Niroshan Dickwella has played more Tests, but during the 121-run stand that turned the match, it was Asela Gunaratne who found himself constantly pestered for advice. Sri Lanka had been five-down and 185 runs short of their target when the two came together. Dickwella played aggressively through the partnership, and helped ensure some of the pressure Zimbabwe had exerted, was reversed.
“Since he came to the crease, what Dickwella told me was: ‘Talk to me all the time, and make me score runs.'” Gunaratne said. “I think what he meant was that he hasn’t scored a big Test innings, where I have. He just wanted me to tell him how to handle situations. Sometimes when the game was going a certain way, he wanted me to keep advising him. Occasionally I’d tell him not to go for certain shots. In the end, he stuck around and scored.”

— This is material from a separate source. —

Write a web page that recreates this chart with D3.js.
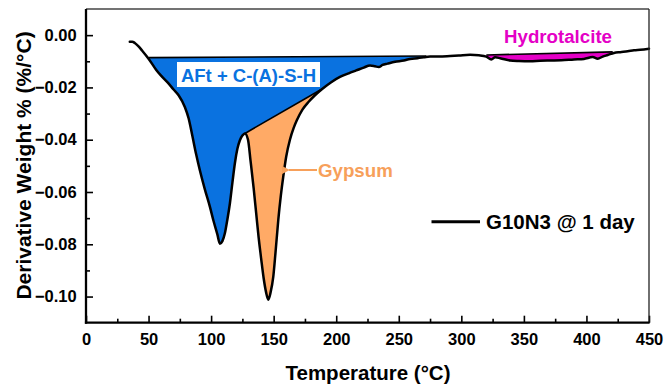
<!DOCTYPE html>
<html>
<head>
<meta charset="utf-8">
<script src="https://cdn.jsdelivr.net/npm/d3@7"></script>
<style>
  html, body { margin: 0; padding: 0; background: #fff; }
  svg { display: block; font-family: "Liberation Sans", Arial, sans-serif; }
</style>
</head>
<body>
<svg id="chart" width="664" height="391"></svg>
<script>
// DTG curve: temperature (°C) and derivative weight (%/°C)
const temperature = [
  35, 37, 39, 42, 45, 50, 56, 60, 65, 70, 74, 79, 82, 85, 88, 91, 95, 99, 102, 105,
  107, 109, 111, 113, 115, 117, 119, 121, 123, 125, 127, 129.5, 131.5, 134, 136, 138,
  140, 142, 144, 145.7, 147.5, 149.7, 151.5, 153.7, 155.7, 157.7, 160, 163, 166, 168.5,
  173, 178, 183, 189, 196, 203, 210, 216, 222, 227, 231, 234, 237, 241, 247, 254, 259,
  265, 270, 275, 282, 291, 298, 307, 314, 320, 324, 327, 331, 339, 346, 355, 363, 371,
  380, 390, 398, 405, 409, 413, 417, 422, 427, 433, 438, 443, 450
];
const derivWeight = [
  -0.0025, -0.0025, -0.0030, -0.0043, -0.0060, -0.0090, -0.0132, -0.0155, -0.0180, -0.0208,
  -0.0230, -0.0275, -0.0318, -0.0385, -0.0455, -0.0517, -0.0590, -0.0656, -0.0712, -0.0762,
  -0.0798, -0.0788, -0.0758, -0.0705, -0.0644, -0.0565, -0.0490, -0.0435, -0.0402, -0.0384,
  -0.0376, -0.0400, -0.0480, -0.0585, -0.0680, -0.0775, -0.0855, -0.0930, -0.0985, -0.1012,
  -0.0985, -0.0924, -0.0830, -0.0707, -0.0615, -0.0540, -0.0465, -0.0400, -0.0355, -0.0326,
  -0.0285, -0.0255, -0.0230, -0.0205, -0.0180, -0.0160, -0.0146, -0.0135, -0.0124, -0.0116,
  -0.0119, -0.0122, -0.0114, -0.0109, -0.0102, -0.0097, -0.0091, -0.0088, -0.0085, -0.0082,
  -0.0082, -0.0080, -0.0078, -0.0075, -0.0077, -0.0082, -0.0093, -0.0085, -0.0088, -0.0097,
  -0.0099, -0.0100, -0.0098, -0.0097, -0.0096, -0.0093, -0.0091, -0.0084, -0.0090, -0.0082,
  -0.0076, -0.0068, -0.0065, -0.0062, -0.0058, -0.0056, -0.0052
];

// Peak deconvolution baselines: [temperature, derivative weight] end points
const aftBaseline = [[50, -0.0086], [272, -0.0080]];
const gypsumBaseline = [[127, -0.0376], [189, -0.0205]];
const hydroBaseline = [[320, -0.0076], [421, -0.0064]];

// Axes
const xDomain = [0, 450];
const yDomain = [-0.11, 0.01];
const xMajorTicks = [0, 50, 100, 150, 200, 250, 300, 350, 400, 450];
const xMinorTicks = [25, 75, 125, 175, 225, 275, 325, 375, 425];
const yMajorTicks = [-0.10, -0.08, -0.06, -0.04, -0.02, 0.00];
const yMinorTicks = [-0.09, -0.07, -0.05, -0.03, -0.01];

const labels = {
  x: "Temperature (°C)",
  y: "Derivative Weight % (%/°C)",
  legend: "G10N3 @ 1 day",
  aft: "AFt + C-(A)-S-H",
  gypsum: "Gypsum",
  hydro: "Hydrotalcite"
};

const colors = {
  aft: "#0a72e0",
  gypsum: "#ffaa66",
  gypsumText: "#f7a05a",
  hydro: "#e400c6"
};

const data = temperature.map((t, i) => ({ t, v: derivWeight[i] }));

const plot = { left: 86, right: 649, top: 9, bottom: 322.7 };
const svg = d3.select("#chart");

const x = d3.scaleLinear().domain(xDomain).range([plot.left, plot.right]);
const y = d3.scaleLinear().domain(yDomain).range([plot.bottom, plot.top]);

const defs = svg.append("defs");

// Region above the curve, used to clip each peak fill
const aboveCurve = d3.area()
  .x(d => x(d.t))
  .y0(y(yDomain[1]))
  .y1(d => y(d.v))
  .curve(d3.curveMonotoneX);

defs.append("clipPath").attr("id", "above-curve")
  .append("path").attr("d", aboveCurve(data));

// Peak fill: below the baseline chord, above the curve
function peakPolygon(base) {
  const [[t0, v0], [t1, v1]] = base;
  return [
    [x(t0), y(v0)], [x(t1), y(v1)],
    [x(t1), y(yDomain[0])], [x(t0), y(yDomain[0])]
  ];
}
const polyLine = d3.line();

const fills = svg.append("g").attr("clip-path", "url(#above-curve)");
fills.append("path")
  .attr("d", polyLine(peakPolygon(aftBaseline)) + "Z")
  .attr("fill", colors.aft);
fills.append("path")
  .attr("d", polyLine(peakPolygon(gypsumBaseline)) + "Z")
  .attr("fill", colors.gypsum);
fills.append("path")
  .attr("d", polyLine(peakPolygon(hydroBaseline)) + "Z")
  .attr("fill", colors.hydro);

// Baseline chords
[aftBaseline, gypsumBaseline, hydroBaseline].forEach(b => {
  svg.append("line")
    .attr("x1", x(b[0][0])).attr("y1", y(b[0][1]))
    .attr("x2", x(b[1][0])).attr("y2", y(b[1][1]))
    .attr("stroke", "#000").attr("stroke-width", 1.6);
});

// DTG curve
const line = d3.line()
  .x(d => x(d.t))
  .y(d => y(d.v))
  .curve(d3.curveMonotoneX);

svg.append("path")
  .attr("d", line(data))
  .attr("fill", "none")
  .attr("stroke", "#000")
  .attr("stroke-width", 2.5)
  .attr("stroke-linejoin", "round")
  .attr("stroke-linecap", "round");

// Axes (ticks point inward)
const tickFont = g => g.selectAll("text")
  .attr("font-size", 16.5)
  .attr("font-weight", "bold")
  .attr("fill", "#000");

const xAxis = svg.append("g")
  .attr("transform", `translate(0,${plot.bottom})`)
  .call(d3.axisBottom(x).tickValues(xMajorTicks).tickSize(-7).tickSizeOuter(0)
    .tickPadding(10.5).tickFormat(d3.format("d")));
xAxis.call(tickFont);
xAxis.select(".domain").remove();
xAxis.selectAll(".tick line").attr("stroke", "#000").attr("stroke-width", 1.6);

const xMinor = svg.append("g")
  .attr("transform", `translate(0,${plot.bottom})`)
  .call(d3.axisBottom(x).tickValues(xMinorTicks).tickSize(-4).tickFormat(""));
xMinor.select(".domain").remove();
xMinor.selectAll(".tick line").attr("stroke", "#000").attr("stroke-width", 1.6);

const yAxis = svg.append("g")
  .attr("transform", `translate(${plot.left},0)`)
  .call(d3.axisLeft(y).tickValues(yMajorTicks).tickSize(-7).tickSizeOuter(0)
    .tickPadding(9.3).tickFormat(d3.format(".2f")));
yAxis.call(tickFont);
yAxis.select(".domain").remove();
yAxis.selectAll(".tick line").attr("stroke", "#000").attr("stroke-width", 1.6);

const yMinor = svg.append("g")
  .attr("transform", `translate(${plot.left},0)`)
  .call(d3.axisLeft(y).tickValues(yMinorTicks).tickSize(-4).tickFormat(""));
yMinor.select(".domain").remove();
yMinor.selectAll(".tick line").attr("stroke", "#000").attr("stroke-width", 1.6);

// Frame
svg.append("line")
  .attr("x1", plot.left).attr("x2", plot.right)
  .attr("y1", plot.top).attr("y2", plot.top)
  .attr("stroke", "#444").attr("stroke-width", 1.3);
svg.append("line")
  .attr("x1", plot.right).attr("x2", plot.right)
  .attr("y1", plot.top).attr("y2", plot.bottom)
  .attr("stroke", "#222").attr("stroke-width", 1.3);
svg.append("line")
  .attr("x1", plot.left).attr("x2", plot.left)
  .attr("y1", plot.top).attr("y2", plot.bottom + 1.1)
  .attr("stroke", "#000").attr("stroke-width", 2.3);
svg.append("line")
  .attr("x1", plot.left - 1.1).attr("x2", plot.right + 0.6)
  .attr("y1", plot.bottom).attr("y2", plot.bottom)
  .attr("stroke", "#000").attr("stroke-width", 2.3);

// Axis titles
svg.append("text")
  .attr("x", (plot.left + plot.right) / 2 + 0.5)
  .attr("y", 380)
  .attr("text-anchor", "middle")
  .attr("font-size", 20.5)
  .attr("font-weight", "bold")
  .text(labels.x);

svg.append("text")
  .attr("transform", "translate(30.5,165.5) rotate(-90)")
  .attr("text-anchor", "middle")
  .attr("font-size", 21)
  .attr("font-weight", "bold")
  .text(labels.y);

// Peak labels
const aftLabel = svg.append("g");
aftLabel.append("rect")
  .attr("x", 177).attr("y", 62)
  .attr("width", 143).attr("height", 25)
  .attr("fill", "#fff");
aftLabel.append("text")
  .attr("x", 248.5).attr("y", 81.5)
  .attr("text-anchor", "middle")
  .attr("font-size", 18.5)
  .attr("font-weight", "bold")
  .attr("fill", colors.aft)
  .text(labels.aft);

svg.append("text")
  .attr("x", 504).attr("y", 42.7)
  .attr("font-size", 18.7)
  .attr("font-weight", "bold")
  .attr("fill", colors.hydro)
  .text(labels.hydro);

// Gypsum arrow pointing to the peak flank
defs.append("marker")
  .attr("id", "arrow")
  .attr("viewBox", "0 0 10 10")
  .attr("refX", 1).attr("refY", 5)
  .attr("markerWidth", 4).attr("markerHeight", 4)
  .attr("orient", "auto")
  .append("path").attr("d", "M10,0 L0,5 L10,10 Z")
  .attr("fill", colors.gypsumText);

svg.append("line")
  .attr("x1", 317).attr("y1", 170)
  .attr("x2", 289).attr("y2", 170)
  .attr("stroke", colors.gypsumText)
  .attr("stroke-width", 2)
  .attr("marker-end", "url(#arrow)");

svg.append("text")
  .attr("x", 318).attr("y", 176.5)
  .attr("font-size", 18.7)
  .attr("font-weight", "bold")
  .attr("fill", colors.gypsumText)
  .text(labels.gypsum);

// Legend
svg.append("line")
  .attr("x1", 431.5).attr("x2", 480)
  .attr("y1", 221.7).attr("y2", 221.7)
  .attr("stroke", "#000").attr("stroke-width", 3);
svg.append("text")
  .attr("x", 486).attr("y", 228.5)
  .attr("font-size", 20.5)
  .attr("font-weight", "bold")
  .text(labels.legend);
</script>
</body>
</html>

Gunaratne’s own hand in the victory had been a little more measured than Dickwella’s. At the crease when the winning runs were hit, Gunaratne compiled a sensible 80, despite having suffered a mild hamstring injury earlier in the match. Captain Dinesh Chandimal revealed he had expected Gunaratne to play a major role, at the start of the day.
“I told Asela this morning: ‘You’re going to get a hundred today’.” Chandimal said. “But very confidently, Asela said to me: ‘No Chandi, there won’t be need for me to get a 100. I’ll get 70 and win the game.’ That’s the kind of faith I expect from my players. There’s a chance he might not have been able to do that today, but the way he spoke, even I became confident as a captain that we could win this match. I’m really happy I have players like that.”
Though Chandimal himself had been out for 15 on the fourth evening, he said it was important to him that his middle order batted with freedom. Of the three Sri Lanka players to make fifties, two – Dickwella and Kusal Mendis – batted at a strike rate of around 70 for much of their innings (though they would both slow slightly in the approach to their dismissals).
“When it came time for us to bat yesterday, most of what we talked about was playing your own game as batsmen,” Chandimal said. “We knew that it was tough for us to bat out the time and draw the match. If we tried that, it was likely we’d lose. So we said: ‘play your own game’.”
“As a captain I told them that I’d take the responsibility for any mistakes, so don’t be afraid to make mistakes. Kusal, Dimuth Karunaratne and Upul Tharanga played well. Then at the end, Asela and Dickwella were excellent.”
Dickwella and Mendis had also perished playing aggressive strokes: Mendis a sweep and Dickwella a reverse-sweep. Chandimal, however, refused to characterise those dismissals as wasteful.
“We’ve played on these kinds of pitches before in Sri Lanka, and in India and Bangladesh. On these pitches, it’s with sweeps and reverse-sweeps that we can score runs. There’s a risk in that, but if we are chasing scores, we have to play those shots. At training we had practiced those things, and they bore results today.”